- Available records -
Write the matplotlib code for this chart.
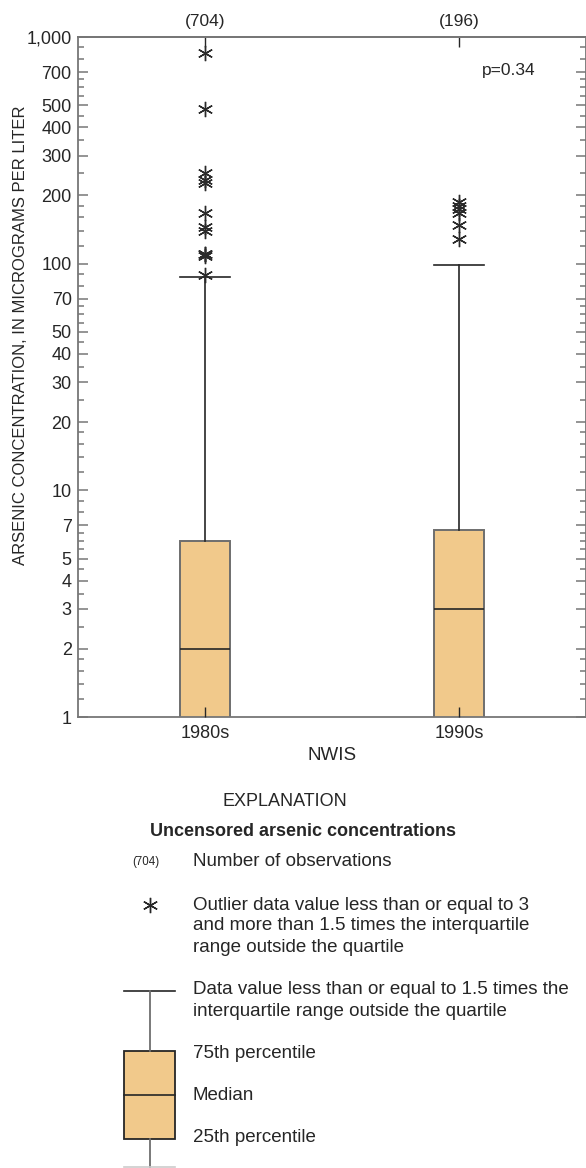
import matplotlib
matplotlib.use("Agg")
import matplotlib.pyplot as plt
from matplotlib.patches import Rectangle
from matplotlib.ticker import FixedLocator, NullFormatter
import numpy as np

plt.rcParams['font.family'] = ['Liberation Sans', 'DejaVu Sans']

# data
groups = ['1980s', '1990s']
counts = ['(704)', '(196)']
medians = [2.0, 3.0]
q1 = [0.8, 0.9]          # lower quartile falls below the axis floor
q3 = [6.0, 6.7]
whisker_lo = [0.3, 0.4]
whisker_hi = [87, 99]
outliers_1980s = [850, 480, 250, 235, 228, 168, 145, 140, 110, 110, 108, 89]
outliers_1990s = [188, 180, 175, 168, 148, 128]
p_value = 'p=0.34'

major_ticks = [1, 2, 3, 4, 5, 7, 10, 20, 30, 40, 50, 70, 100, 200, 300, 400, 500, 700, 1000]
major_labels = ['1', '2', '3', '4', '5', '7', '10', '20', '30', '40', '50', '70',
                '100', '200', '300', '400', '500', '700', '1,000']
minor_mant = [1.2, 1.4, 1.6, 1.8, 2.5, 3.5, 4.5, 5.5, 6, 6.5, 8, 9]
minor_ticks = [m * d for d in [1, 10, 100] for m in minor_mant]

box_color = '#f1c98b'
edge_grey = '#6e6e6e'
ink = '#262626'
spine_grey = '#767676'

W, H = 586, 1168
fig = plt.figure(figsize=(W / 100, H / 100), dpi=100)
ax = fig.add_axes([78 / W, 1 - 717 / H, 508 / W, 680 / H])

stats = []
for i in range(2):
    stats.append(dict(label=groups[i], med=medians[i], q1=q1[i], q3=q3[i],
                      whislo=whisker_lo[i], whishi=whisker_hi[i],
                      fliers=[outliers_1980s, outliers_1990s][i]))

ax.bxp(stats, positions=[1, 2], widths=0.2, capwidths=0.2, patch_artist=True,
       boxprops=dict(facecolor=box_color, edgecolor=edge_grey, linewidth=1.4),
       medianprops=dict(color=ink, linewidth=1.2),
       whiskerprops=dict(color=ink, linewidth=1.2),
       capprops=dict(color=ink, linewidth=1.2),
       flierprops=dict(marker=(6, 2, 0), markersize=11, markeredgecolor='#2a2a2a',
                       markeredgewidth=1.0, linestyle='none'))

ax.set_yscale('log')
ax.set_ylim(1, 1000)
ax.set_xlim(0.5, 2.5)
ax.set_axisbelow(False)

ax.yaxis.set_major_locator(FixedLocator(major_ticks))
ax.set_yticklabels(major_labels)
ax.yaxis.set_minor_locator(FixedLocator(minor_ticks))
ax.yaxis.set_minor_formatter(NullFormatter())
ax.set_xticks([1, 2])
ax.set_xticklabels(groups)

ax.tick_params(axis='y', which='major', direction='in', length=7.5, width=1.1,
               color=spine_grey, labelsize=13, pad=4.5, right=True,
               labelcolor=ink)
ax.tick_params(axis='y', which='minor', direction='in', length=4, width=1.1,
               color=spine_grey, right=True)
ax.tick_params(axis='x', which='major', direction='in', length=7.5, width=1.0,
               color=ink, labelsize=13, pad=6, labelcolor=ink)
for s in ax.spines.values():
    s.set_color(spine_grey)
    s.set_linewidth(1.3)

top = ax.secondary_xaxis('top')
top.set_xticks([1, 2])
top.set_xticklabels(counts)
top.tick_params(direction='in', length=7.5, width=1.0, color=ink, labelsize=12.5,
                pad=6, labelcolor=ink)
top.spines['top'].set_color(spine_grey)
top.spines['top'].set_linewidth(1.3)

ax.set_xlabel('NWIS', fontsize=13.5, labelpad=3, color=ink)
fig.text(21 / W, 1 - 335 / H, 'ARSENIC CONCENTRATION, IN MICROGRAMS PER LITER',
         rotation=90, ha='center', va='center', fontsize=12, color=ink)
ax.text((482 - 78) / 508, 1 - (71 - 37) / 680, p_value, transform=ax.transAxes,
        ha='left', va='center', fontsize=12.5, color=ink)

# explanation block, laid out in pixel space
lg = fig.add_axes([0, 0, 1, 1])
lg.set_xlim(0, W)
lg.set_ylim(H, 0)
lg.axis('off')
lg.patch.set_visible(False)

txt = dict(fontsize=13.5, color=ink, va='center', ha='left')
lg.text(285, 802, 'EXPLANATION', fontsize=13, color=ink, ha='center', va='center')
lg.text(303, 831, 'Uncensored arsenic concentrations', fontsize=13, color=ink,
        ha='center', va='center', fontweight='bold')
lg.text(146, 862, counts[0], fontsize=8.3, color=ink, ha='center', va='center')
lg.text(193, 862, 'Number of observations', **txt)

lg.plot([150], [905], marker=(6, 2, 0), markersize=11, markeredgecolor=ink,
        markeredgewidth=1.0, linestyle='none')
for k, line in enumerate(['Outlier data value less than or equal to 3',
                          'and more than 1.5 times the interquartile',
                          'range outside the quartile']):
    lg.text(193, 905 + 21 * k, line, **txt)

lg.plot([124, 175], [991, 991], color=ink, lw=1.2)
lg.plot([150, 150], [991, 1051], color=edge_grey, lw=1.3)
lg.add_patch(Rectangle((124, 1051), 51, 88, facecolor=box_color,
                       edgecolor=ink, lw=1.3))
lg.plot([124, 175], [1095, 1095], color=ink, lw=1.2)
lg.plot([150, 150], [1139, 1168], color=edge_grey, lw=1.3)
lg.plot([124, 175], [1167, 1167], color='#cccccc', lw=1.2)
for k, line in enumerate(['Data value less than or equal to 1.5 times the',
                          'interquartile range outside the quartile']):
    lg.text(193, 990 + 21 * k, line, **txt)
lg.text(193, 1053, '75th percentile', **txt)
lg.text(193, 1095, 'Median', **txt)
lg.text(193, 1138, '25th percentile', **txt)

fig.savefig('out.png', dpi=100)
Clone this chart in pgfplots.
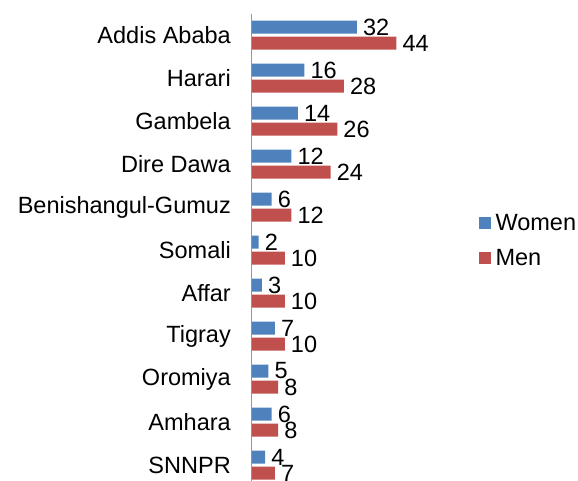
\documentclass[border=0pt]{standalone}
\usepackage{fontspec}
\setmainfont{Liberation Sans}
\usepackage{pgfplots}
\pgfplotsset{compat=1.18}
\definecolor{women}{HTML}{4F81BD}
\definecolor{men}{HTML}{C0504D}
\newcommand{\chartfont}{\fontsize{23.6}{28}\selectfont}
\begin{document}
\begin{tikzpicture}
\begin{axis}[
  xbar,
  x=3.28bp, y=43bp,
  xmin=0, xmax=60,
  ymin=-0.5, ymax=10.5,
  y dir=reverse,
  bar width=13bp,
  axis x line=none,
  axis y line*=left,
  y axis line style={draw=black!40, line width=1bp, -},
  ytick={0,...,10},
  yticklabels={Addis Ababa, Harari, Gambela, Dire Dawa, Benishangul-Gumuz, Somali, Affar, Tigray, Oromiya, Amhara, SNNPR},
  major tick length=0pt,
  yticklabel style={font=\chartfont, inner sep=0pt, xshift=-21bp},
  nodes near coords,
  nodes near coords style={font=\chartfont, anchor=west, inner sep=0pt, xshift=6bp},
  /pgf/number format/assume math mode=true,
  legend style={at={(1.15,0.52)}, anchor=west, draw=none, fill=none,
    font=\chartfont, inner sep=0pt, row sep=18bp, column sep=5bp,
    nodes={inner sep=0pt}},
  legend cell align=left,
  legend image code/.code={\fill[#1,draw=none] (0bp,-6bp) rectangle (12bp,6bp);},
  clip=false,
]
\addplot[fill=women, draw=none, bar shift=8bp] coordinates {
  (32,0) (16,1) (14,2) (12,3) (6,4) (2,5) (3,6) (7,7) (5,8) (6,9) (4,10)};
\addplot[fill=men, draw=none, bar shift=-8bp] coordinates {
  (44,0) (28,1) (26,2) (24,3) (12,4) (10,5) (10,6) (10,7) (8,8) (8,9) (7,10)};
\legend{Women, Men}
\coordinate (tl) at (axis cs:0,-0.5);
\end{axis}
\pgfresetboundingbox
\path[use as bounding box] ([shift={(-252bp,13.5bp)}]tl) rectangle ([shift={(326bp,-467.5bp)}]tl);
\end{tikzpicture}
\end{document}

- To do -
Output exactly the span of lines from the top of the listing through the line holding "fliers=[outliers_1980s, outliers_1990s][i]))", and leave every picture out.

- The response -
Write the matplotlib code for this chart.
import matplotlib
matplotlib.use("Agg")
import matplotlib.pyplot as plt
from matplotlib.patches import Rectangle
from matplotlib.ticker import FixedLocator, NullFormatter
import numpy as np

plt.rcParams['font.family'] = ['Liberation Sans', 'DejaVu Sans']

# data
groups = ['1980s', '1990s']
counts = ['(704)', '(196)']
medians = [2.0, 3.0]
q1 = [0.8, 0.9]          # lower quartile falls below the axis floor
q3 = [6.0, 6.7]
whisker_lo = [0.3, 0.4]
whisker_hi = [87, 99]
outliers_1980s = [850, 480, 250, 235, 228, 168, 145, 140, 110, 110, 108, 89]
outliers_1990s = [188, 180, 175, 168, 148, 128]
p_value = 'p=0.34'

major_ticks = [1, 2, 3, 4, 5, 7, 10, 20, 30, 40, 50, 70, 100, 200, 300, 400, 500, 700, 1000]
major_labels = ['1', '2', '3', '4', '5', '7', '10', '20', '30', '40', '50', '70',
                '100', '200', '300', '400', '500', '700', '1,000']
minor_mant = [1.2, 1.4, 1.6, 1.8, 2.5, 3.5, 4.5, 5.5, 6, 6.5, 8, 9]
minor_ticks = [m * d for d in [1, 10, 100] for m in minor_mant]

box_color = '#f1c98b'
edge_grey = '#6e6e6e'
ink = '#262626'
spine_grey = '#767676'

W, H = 586, 1168
fig = plt.figure(figsize=(W / 100, H / 100), dpi=100)
ax = fig.add_axes([78 / W, 1 - 717 / H, 508 / W, 680 / H])

stats = []
for i in range(2):
    stats.append(dict(label=groups[i], med=medians[i], q1=q1[i], q3=q3[i],
                      whislo=whisker_lo[i], whishi=whisker_hi[i],
                      fliers=[outliers_1980s, outliers_1990s][i]))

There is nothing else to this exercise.